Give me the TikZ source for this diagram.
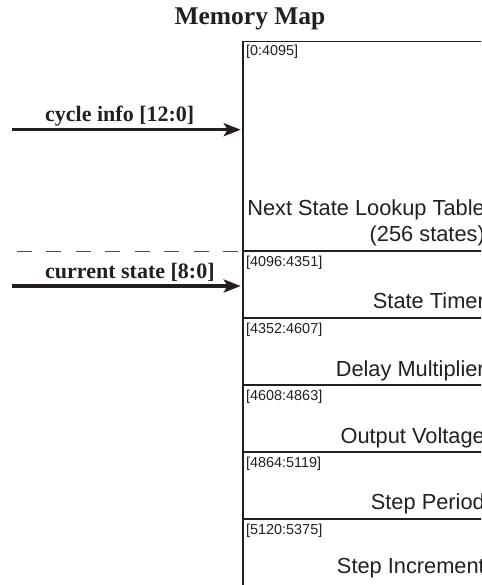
\documentclass[tikz,border=0pt]{standalone}
\usepackage{fontspec}
\setmainfont{Liberation Serif}
\newfontfamily\mapsans{Liberation Sans}
\usetikzlibrary{arrows.meta}

\definecolor{ink}{HTML}{231F20}

\tikzset{
  mapbox/.style={draw=ink, line width=1.8pt, inner sep=0pt},
  divider/.style={draw=ink, line width=1.8pt},
  rangelabel/.style={text=ink, inner sep=0pt, anchor=base west,
    font=\mapsans\fontsize{14.4}{16}\selectfont},
  fieldname/.style={text=ink, inner sep=0pt, anchor=base east,
    font=\mapsans\fontsize{21.8}{25}\selectfont},
  buslabel/.style={text=ink, inner sep=0pt, anchor=base west,
    font=\bfseries\fontsize{22}{26}\selectfont},
  busarrow/.style={draw=ink, line width=3.3pt,
    -{Stealth[length=17pt, width=13pt, inset=4pt]}, shorten >=1pt},
  boundary/.style={draw=ink!80, line width=1pt, dash pattern=on 15pt off 14.5pt}
}

\begin{document}
\begin{tikzpicture}[x=1pt, y=-1pt]
\useasboundingbox (0,0) rectangle (481,585);
\clip (0,0) rectangle (481,585);

% title
\node[text=ink, inner sep=0pt, anchor=base, font=\bfseries\fontsize{25.5}{30}\selectfont]
  (title) at (250,25) {Memory Map};

% memory block (runs past the right and bottom edges)
\node[mapbox, minimum width=270pt, minimum height=560pt, anchor=north west]
  (map) at (241.7,40.7) {};

% first region: next state table
\node[rangelabel] (range1) at (246,56) {[0:4095]};
\node[fieldname] (name1a) at (485,215) {Next State Lookup Table};
\node[fieldname] (name1b) at (485,241.7) {(256 states)};

% remaining 256-word regions
\foreach \top/\range/\title/\base [count=\k from 2] in {
    251/{[4096:4351]}/{State Timer}/308.4,
    317.7/{[4352:4607]}/{Delay Multiplier}/376,
    385/{[4608:4863]}/{Output Voltage}/443.3,
    452/{[4864:5119]}/{Step Period}/509.6,
    519/{[5120:5375]}/{Step Increment}/573.3} {
  \coordinate (div\k) at (241.7,\top);
  \draw[divider] (div\k) -- ++(270,0);
  \node[rangelabel] (range\k) at (246,\top+15.5) {\range};
  \node[fieldname] (name\k) at (485,\base) {\title};
}

% boundary between lookup address spaces
\coordinate (dashstart) at (16.7,251.3);
\draw[boundary] (dashstart) -- (dashstart -| map.west);

% input buses
\node[buslabel] (cyclelabel) at (45,122) {cycle info [12:0]};
\coordinate (cyclein) at (12,129.7);
\draw[busarrow] (cyclein) -- (cyclein -| map.west);

\node[buslabel] (statelabel) at (45,278.5) {current state [8:0]};
\coordinate (statein) at (12,286);
\draw[busarrow] (statein) -- (statein -| map.west);
\end{tikzpicture}
\end{document}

| Task |
Repeat the lines of the listing above verbatim, beginning at its first line and ending at the line containing "(name1b) at (485,241.7)", which is included. Omit pictures.

| Solved problem |
Give me the TikZ source for this diagram.
\documentclass[tikz,border=0pt]{standalone}
\usepackage{fontspec}
\setmainfont{Liberation Serif}
\newfontfamily\mapsans{Liberation Sans}
\usetikzlibrary{arrows.meta}

\definecolor{ink}{HTML}{231F20}

\tikzset{
  mapbox/.style={draw=ink, line width=1.8pt, inner sep=0pt},
  divider/.style={draw=ink, line width=1.8pt},
  rangelabel/.style={text=ink, inner sep=0pt, anchor=base west,
    font=\mapsans\fontsize{14.4}{16}\selectfont},
  fieldname/.style={text=ink, inner sep=0pt, anchor=base east,
    font=\mapsans\fontsize{21.8}{25}\selectfont},
  buslabel/.style={text=ink, inner sep=0pt, anchor=base west,
    font=\bfseries\fontsize{22}{26}\selectfont},
  busarrow/.style={draw=ink, line width=3.3pt,
    -{Stealth[length=17pt, width=13pt, inset=4pt]}, shorten >=1pt},
  boundary/.style={draw=ink!80, line width=1pt, dash pattern=on 15pt off 14.5pt}
}

\begin{document}
\begin{tikzpicture}[x=1pt, y=-1pt]
\useasboundingbox (0,0) rectangle (481,585);
\clip (0,0) rectangle (481,585);

% title
\node[text=ink, inner sep=0pt, anchor=base, font=\bfseries\fontsize{25.5}{30}\selectfont]
  (title) at (250,25) {Memory Map};

% memory block (runs past the right and bottom edges)
\node[mapbox, minimum width=270pt, minimum height=560pt, anchor=north west]
  (map) at (241.7,40.7) {};

% first region: next state table
\node[rangelabel] (range1) at (246,56) {[0:4095]};
\node[fieldname] (name1a) at (485,215) {Next State Lookup Table};
\node[fieldname] (name1b) at (485,241.7) {(256 states)};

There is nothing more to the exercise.